More About Narnia, Problems with Atonement
A rather angry Chris Heard replies to some of Toynbee's claims in the Guardian article I mentioned yesterday. Chris discusses both the marketing of the film and Toynbee's anti-Christian rhetoric, and I'm sympathetic to some of his objections. Go ahead and read it. I only want to comment on a remark Chris makes in passing about the doctrine of atonement. He writes:
"Toynbee tips her anti-Christian hand when she writes:
'Of all the elements of Christianity, the most repugnant is the notion of the Christ who took our sins upon himself and sacrificed his body in agony to save our souls. Did we ask him to?'
So voluntary self-sacrifice is somehow repugnant precisely because of its voluntarism? This I simply do not get. If Toynbee were objecting to the image of God that this kind of crass view of substitutionary atonement implies (and, by the way, I don't think this is an adequate view of what's going on, on the cross), a God who demands blood to atone for sin, then I would feel more sympathetic and would think there was at least something there to talk about."

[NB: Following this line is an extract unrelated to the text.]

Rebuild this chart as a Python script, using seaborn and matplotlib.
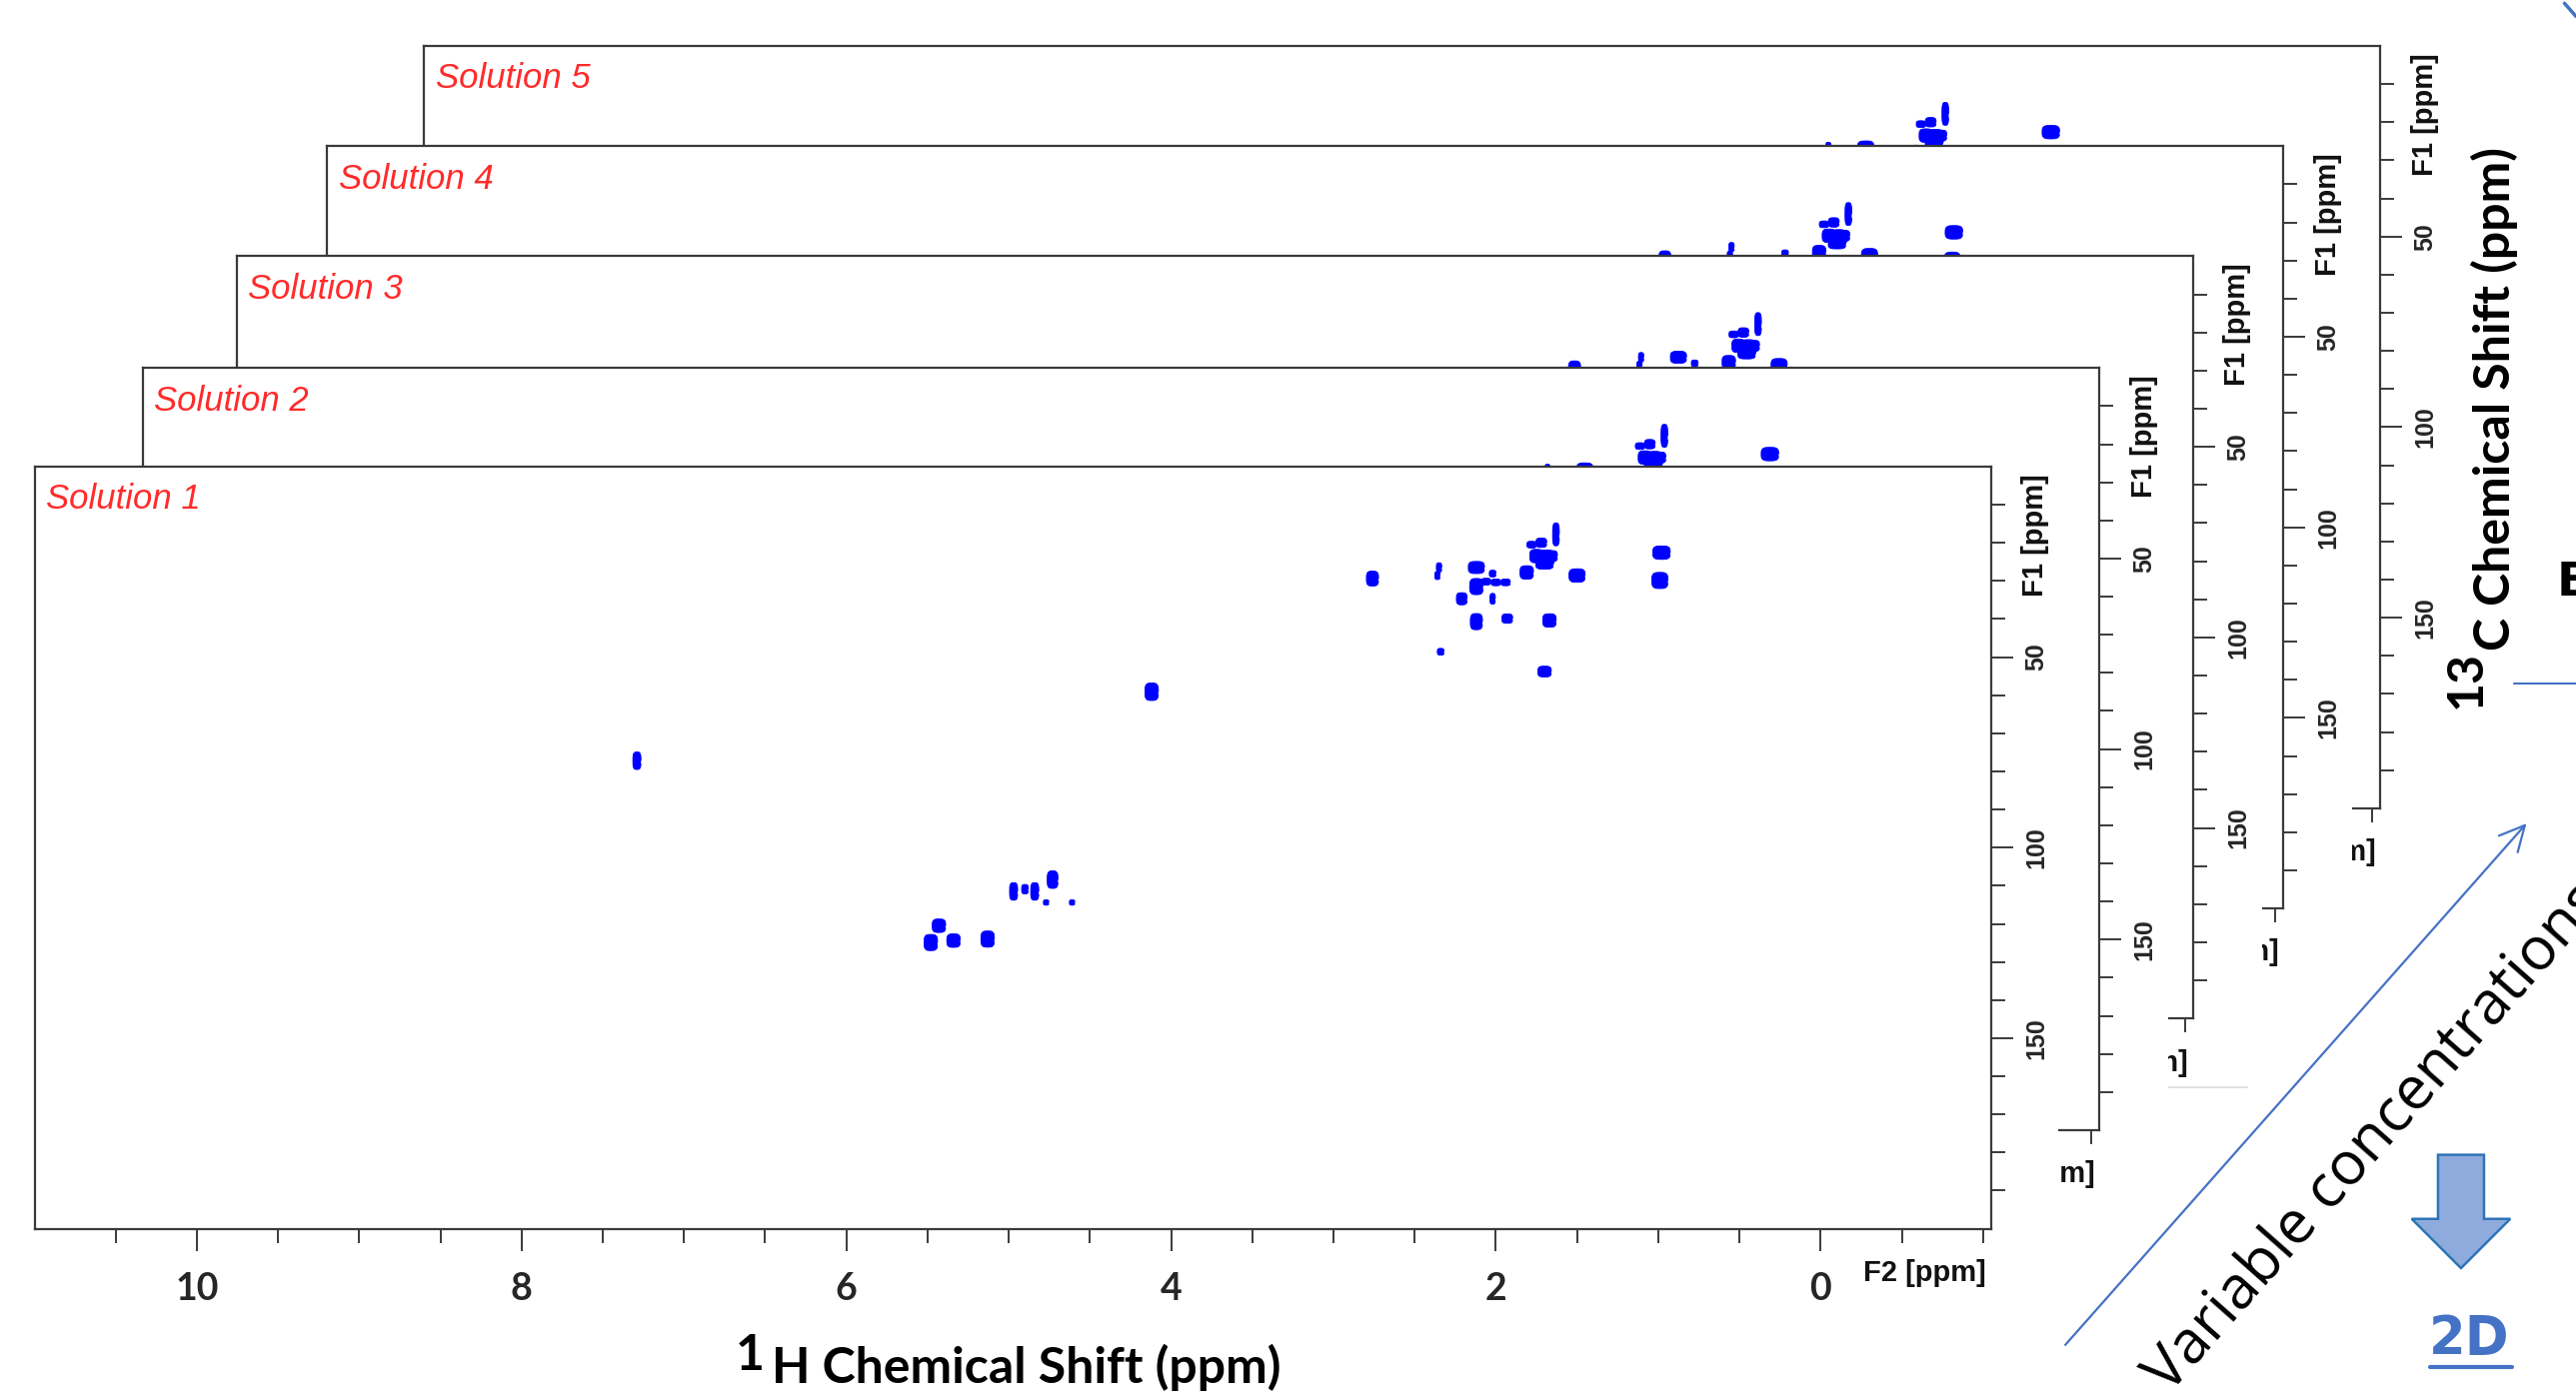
import numpy as np
import pandas as pd
import seaborn as sns
import matplotlib.pyplot as plt
from matplotlib.patches import Rectangle, Polygon, FancyArrowPatch
from matplotlib.lines import Line2D
from matplotlib.ticker import FixedLocator

# ---- data -----------------------------------------------------------------
solutions = ["Solution 1", "Solution 2", "Solution 3", "Solution 4", "Solution 5"]

# HSQC cross peaks (ppm)
peak_f2 = [2.76, 2.35, 2.36, 2.12, 2.02, 2.12, 2.06, 2.00, 1.94, 2.02,
           2.21, 2.12, 1.93, 1.67, 2.34, 1.70, 1.81, 1.78, 1.72, 1.75,
           1.69, 1.70, 1.65, 1.63, 1.50, 0.98, 0.99, 7.29, 4.12, 5.43,
           5.48, 5.34, 5.13, 4.97, 4.90, 4.84, 4.73, 4.77, 4.61]
peak_f1 = [29.4, 26.5, 28.6, 26.5, 28.1, 31.5, 30.2, 30.4, 30.4, 34.7,
           34.7, 40.7, 39.9, 40.4, 48.6, 53.8, 27.8, 20.5, 20.0, 23.5,
           24.0, 25.7, 23.5, 17.8, 28.6, 22.6, 29.9, 77.2, 59.1, 120.5,
           124.9, 124.4, 124.0, 111.5, 110.9, 111.5, 108.4, 114.4, 114.4]
# contour footprint of each peak in pixels (along F2, along F1)
peak_w = [9, 4, 4, 12, 5, 10, 7, 7, 7, 4, 8, 9, 8, 10, 5, 10, 10, 7, 8, 10,
          12, 13, 7, 5, 12, 13, 12, 6, 10, 10, 10, 10, 10, 6, 5, 6, 8, 4, 4]
peak_h = [11, 7, 6, 9, 5, 12, 5, 5, 5, 8, 9, 12, 7, 10, 5, 8, 10, 5, 7, 10,
          12, 7, 8, 17, 10, 10, 12, 13, 13, 10, 12, 10, 12, 13, 7, 13, 13, 4, 4]
# peaks missing from a given solution
absent = {"Solution 3": [25, 26], "Solution 4": [3]}

f2_major = [10, 8, 6, 4, 2, 0]
f2_minor = np.arange(-1.0, 11.0, 0.5)
f1_major = [50, 100, 150]
f1_minor = np.arange(10, 200, 10)
f2_lim = (11.0, -1.05)
f1_lim = (200.0, 0.0)

# ---- layout (reference grid 1568 x 848, output is 2577 x 1394) -----------
W, H = 1568, 848
PT = 0.72 * 2577 / 1568          # points per reference pixel
panel_left = [21, 87, 144, 199, 258]
panel_top = [284, 224, 156, 89, 28]
panel_w, panel_h = 1191, 464
blob_scale = 1.35

ink = "#3a3a3a"
peak_blue = "#0000ff"
accent = "#4472C4"

sns.set_theme(style="ticks")
plt.rcParams["font.family"] = ["DejaVu Sans"]

fig = plt.figure(figsize=(25.77, 13.94), dpi=100)

peaks = pd.DataFrame({"f2": peak_f2, "f1": peak_f1,
                      "pid": [f"p{i}" for i in range(len(peak_f2))]})


def blob(w, h, n=40):
    t = np.linspace(0, 2 * np.pi, n, endpoint=False)
    c, s = np.cos(t), np.sin(t)
    return np.column_stack([np.sign(c) * np.abs(c) ** 0.6 * w / 2,
                            np.sign(s) * np.abs(s) ** 0.6 * h / 2])


marker_map = {p: blob(w, h) for p, w, h in zip(peaks.pid, peak_w, peak_h)}
size_map = {p: (max(w, h) * blob_scale * 0.72) ** 2
            for p, w, h in zip(peaks.pid, peak_w, peak_h)}

lab_font = dict(fontfamily="Liberation Sans", fontweight="bold")

for k in range(4, -1, -1):
    name = solutions[k]
    l, t = panel_left[k], panel_top[k]
    z = 2 + 2 * (4 - k)

    # white backing so each spectrum hides the ones stacked behind it
    if k == 0:
        bx0, bx1, by0, by1 = 0, l + panel_w + 41, t, H
    else:
        bx0, bx1, by0, by1 = l, l + panel_w + 42, t, t + panel_h + 42
    fig.add_artist(Rectangle((bx0 / W, 1 - by1 / H), (bx1 - bx0) / W, (by1 - by0) / H,
                             transform=fig.transFigure, facecolor="white",
                             edgecolor="none", zorder=z))

    ax = fig.add_axes([l / W, 1 - (t + panel_h) / H, panel_w / W, panel_h / H], zorder=z + 1)
    ax.set_facecolor("white")

    df = peaks.drop(index=absent.get(name, []))
    sns.scatterplot(data=df, x="f2", y="f1", style="pid", markers=marker_map,
                    size="pid", sizes=size_map, color=peak_blue,
                    edgecolor=peak_blue, linewidth=0.6, legend=False, ax=ax)

    ax.set_xlim(*f2_lim)
    ax.set_ylim(*f1_lim)
    ax.set_xlabel("")
    ax.set_ylabel("")

    ax.xaxis.set_minor_locator(FixedLocator(f2_minor))
    ax.set_xticks(f2_major)
    ax.set_xticklabels([str(v) for v in f2_major], fontfamily="Lato",
                       fontweight="bold", fontsize=27)
    ax.tick_params(axis="x", which="both", direction="out", bottom=True, top=False,
                   color=ink, width=1.4)
    ax.tick_params(axis="x", which="major", length=16, pad=15)
    ax.tick_params(axis="x", which="minor", length=10)

    ax.yaxis.tick_right()
    ax.yaxis.set_minor_locator(FixedLocator(f1_minor))
    ax.set_yticks(f1_major)
    ax.set_yticklabels([str(v) for v in f1_major], rotation=90, va="center",
                       ha="left", fontsize=18, **lab_font)
    ax.tick_params(axis="y", which="both", direction="out", right=True, left=False,
                   labelright=True, labelleft=False, color=ink, width=1.4)
    ax.tick_params(axis="y", which="major", length=16, pad=8)
    ax.tick_params(axis="y", which="minor", length=10)

    for sp in ax.spines.values():
        sp.set_color(ink)
        sp.set_linewidth(1.6)

    ax.annotate(name, xy=(0, 1), xycoords="axes fraction",
                xytext=(7 * PT, -20 * PT), textcoords="offset points",
                ha="left", va="center", color="#ff2b2b", fontstyle="italic",
                fontfamily="Liberation Sans", fontsize=25, annotation_clip=False)
    ax.annotate("F2 [ppm]", xy=(1, 0), xycoords="axes fraction",
                xytext=(-3 * PT, -27 * PT), textcoords="offset points",
                ha="right", va="center", color="#111111", fontsize=21,
                annotation_clip=False, **lab_font)
    ax.annotate("F1 [ppm]", xy=(1, 18), xycoords=("axes fraction", "data"),
                xytext=(27 * PT, 0), textcoords="offset points", rotation=90,
                ha="center", va="center", color="#111111", fontsize=21,
                annotation_clip=False, **lab_font)


def fx(x):
    return x / W


def fy(y):
    return 1 - y / H


# faint edge left over from the stacked screenshots
fig.add_artist(Line2D([fx(1319), fx(1368)], [fy(662), fy(662)], color="#e2e2e2",
                      lw=1.5, transform=fig.transFigure, zorder=7.5))

deco = 30
title_font = dict(fontfamily="Lato", fontweight="bold", fontsize=36, color="black", zorder=deco)

# axis titles
fig.text(fx(465), fy(834), "1", ha="right", va="baseline", **title_font)
fig.text(fx(470), fy(842), "H Chemical Shift (ppm)", ha="left", va="baseline", **title_font)
fig.text(fx(1528), fy(396), "C Chemical Shift (ppm)", rotation=90,
         rotation_mode="anchor", ha="left", va="baseline", **title_font)
fig.text(fx(1510), fy(396), "13", rotation=90, rotation_mode="anchor",
         ha="right", va="baseline", **title_font)

# diagonal arrow and its caption
fig.add_artist(FancyArrowPatch((fx(1256), fy(820)), (fx(1539), fy(500)),
                               transform=fig.transFigure,
                               arrowstyle="->,head_length=0.6,head_width=0.3",
                               mutation_scale=30, color=accent, lw=1.6, zorder=deco))
fig.text(fx(1320), fy(849), "Variable concentrations", rotation=48.5,
         rotation_mode="anchor", ha="left", va="baseline", fontfamily="Open Sans",
         fontsize=43, color="black", zorder=deco)

# block arrow pointing down to "2D"
arrow_px = [(1484, 703), (1512, 703), (1512, 742), (1528, 742), (1498, 772),
            (1468, 742), (1484, 742)]
fig.add_artist(Polygon([(fx(x), fy(y)) for x, y in arrow_px], closed=True,
                       transform=fig.transFigure, facecolor="#8FAADC",
                       edgecolor="#2E75B6", lw=1.8, zorder=deco))
fig.text(fx(1503), fy(815), "2D", ha="center", va="center", fontfamily="DejaVu Sans",
         fontweight="bold", fontsize=38, color=accent, zorder=deco)
fig.add_artist(Line2D([fx(1479), fx(1529)], [fy(832), fy(832)], color=accent, lw=3,
                      transform=fig.transFigure, zorder=deco))

# pieces of the neighbouring panel cut by the frame
fig.text(fx(1556), fy(355), "B", ha="left", va="center", fontfamily="DejaVu Sans",
         fontweight="bold", fontsize=34, color="black", zorder=deco)
fig.add_artist(Line2D([fx(1530), 1.0], [fy(416), fy(416)], color=accent, lw=1.5,
                      transform=fig.transFigure, zorder=deco))
fig.add_artist(Line2D([fx(1561), 1.0], [fy(2), fy(10)], color=accent, lw=2.5,
                      transform=fig.transFigure, zorder=deco))

fig.savefig("out.png", dpi=100, facecolor="white")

I'm curious to know what Chris thinks is "the adequate view of what's going on, on the cross". One of the next books on my reading list is Stephen Finlan's sequel to The Background and Content of Paul's Cultic Atonement Metaphors, called Problems with Atonement: The Origins of, and Controversy About, the Atonement Doctrine. The first book, like no other, brings home how very different understandings of Christ's death had become mixed and fused by the time of the New Testament writings. Certainly the idea of "substitutionary atonement" goes back to the New Testament -- and the Hebrew Bible, for that matter. But it's monetary substitution in the propitiary sense, by which tribute is offered to God in order to appease his wrath. The idea of penal substitution, where a sacrifice "stands in" for the offender, is the later idea.
Toynbee would obviously have problems with either one, but it's hard to tell which idea Chris perceives her problem with, or to which he is acknolwedging the valid issue. In any case, according to the way Finlan describes his sequel here, and the preface which I've already read, he urges Christians to abandon all ideas of atonement. The doctrine of the Incarnation is the non-negotiable -- give up that, Finlan says, and you're no longer Christian -- while atonement ideas are dispensible. That's an interesting take, and I'll have more to say in a couple of weeks when I finish the book.
1 Comments:
FYI. The crucifixion of Jesus has perfected the Way for a person to be saved from death but Jesus could not have died in place of any person.
The only sin that can be repented of to obey the Acts 2:38 command is the sin of Jesus' murder. For whenever a male human life is taken by bloodshed God demands an accounting. Gen. 9:5b NIV. The sin of ccrucifying Jesus is the only sin that each man too must repent of to save himself.